Muslims Ready To Attack, Nato Warns Offensive Against Serbs Won’t Come While Peacekeepers Are Still In Place, Officials Say

Chris Hedges New York Times

The Muslim-led government in Sarajevo appears to be intensifying a clandestine program to arm and train its military, and senior NATO officials say it is close to or may already have achieved the ability to mount a crushing offensive against the Bosnian Serb-held part of Bosnia.

“The question no longer is if the Muslims will attack the Bosnian Serbs, but when,” said a senior European NATO commander. “The only way to prevent such an attack, at this point, is for the peacekeeping mission to extend its mandate.”

The NATO officials were united in favoring an extension of the NATO peacekeepers’ mandate, and none of them suggested that the Sarajevo government would attempt a military offensive with NATO troops still in place.

The peacekeepers are scheduled to leave next June, but the Clinton administration, recognizing the slow pace of reconciliation in Bosnia, has recently joined other NATO allies in favoring an extension of the NATO force, which includes American troops.

U.S. congressional opposition, the strength of which has yet to be tested, appears to be the only remaining obstacle to a continued NATO presence that the officials agreed would offer the best chance of averting a resumption of the 1992-1995 Bosnian war. It appeared that the NATO officials’ willingness to talk about the Muslim buildup was an attempt to influence the debate on Capitol Hill.
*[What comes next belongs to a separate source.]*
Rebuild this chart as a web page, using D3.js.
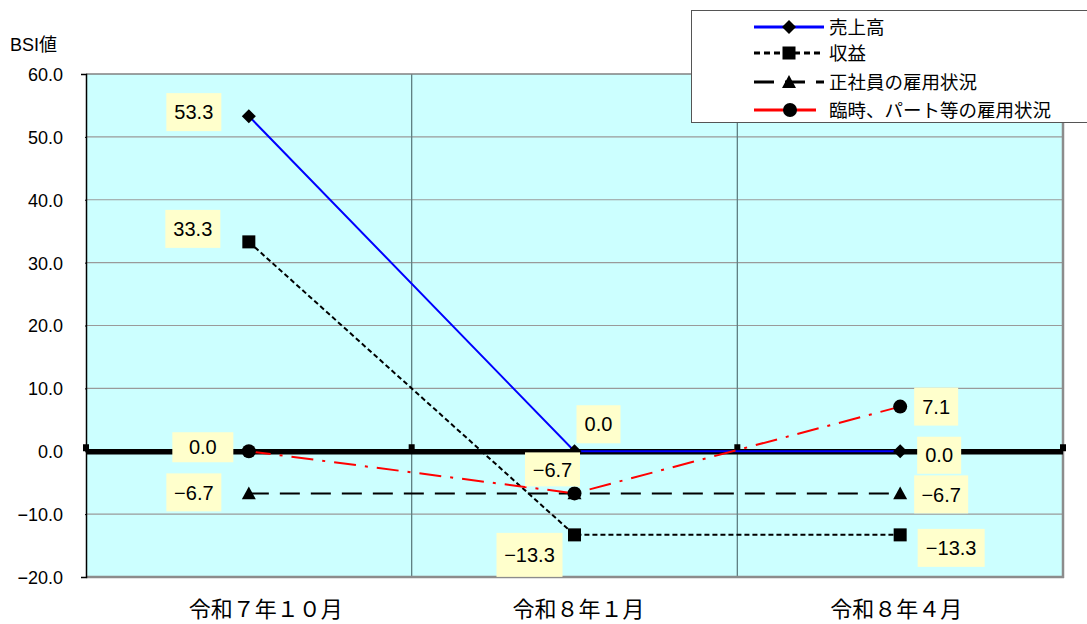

NATO aside, all other factors point toward renewed military confrontation. The NATO officials noted that while the Muslims are busy building a formidable military machine, the Bosnian Serb army is imploding under the weight of the current power struggle, a lack of funds, poor morale, a severe shortage of spare parts and high desertion rates.

There have been several indications over the past few weeks that the Bosnian government’s secret weapons acquisition program and clandestine training has been stepped up. For example, an Egyptian freighter sailing under a Ukrainian flag sits quarantined under NATO guard in the waters off the Croatian port of Ploce, its hold filled with 10 Soviet-built T-55 tanks that were to be delivered as part of a secret arms shipment to the Bosnian Muslim army.

All weapons deliveries are supposed to be shared between Muslim and Croatian units in the united force established under the peace accord. The Muslim-Croat force exists largely on paper, however, and NATO officials said the T-55s were to be delivered only to the Muslims.

A spokesman from the State Department’s Task Force on Military Stabilization in the Balkans reached in Washington described the impounded weapons as a “procedural” problem that “will be resolved shortly.”

But senior NATO officials described the Americans as being angry about the shipment, and said that other shipments have managed to elude NATO monitors and have been delivered.

There have been reports in recent weeks of heavy arms shipments arriving in the Croatian port of Rijeka, which is not monitored by NATO soldiers as Ploce is, senior officials said.

These officials also said that an Iranian Revolutionary Guard general was posted to the Iranian Embassy in Zagreb, Croatia’s capital, and that since his arrival in August he has apparently been working out deals with the Croats to smuggle more weapons to the Muslims. And NATO officials say they have received several intelligence reports of clandestine infantry training for Bosnian Muslim soldiers in Iran and Malaysia.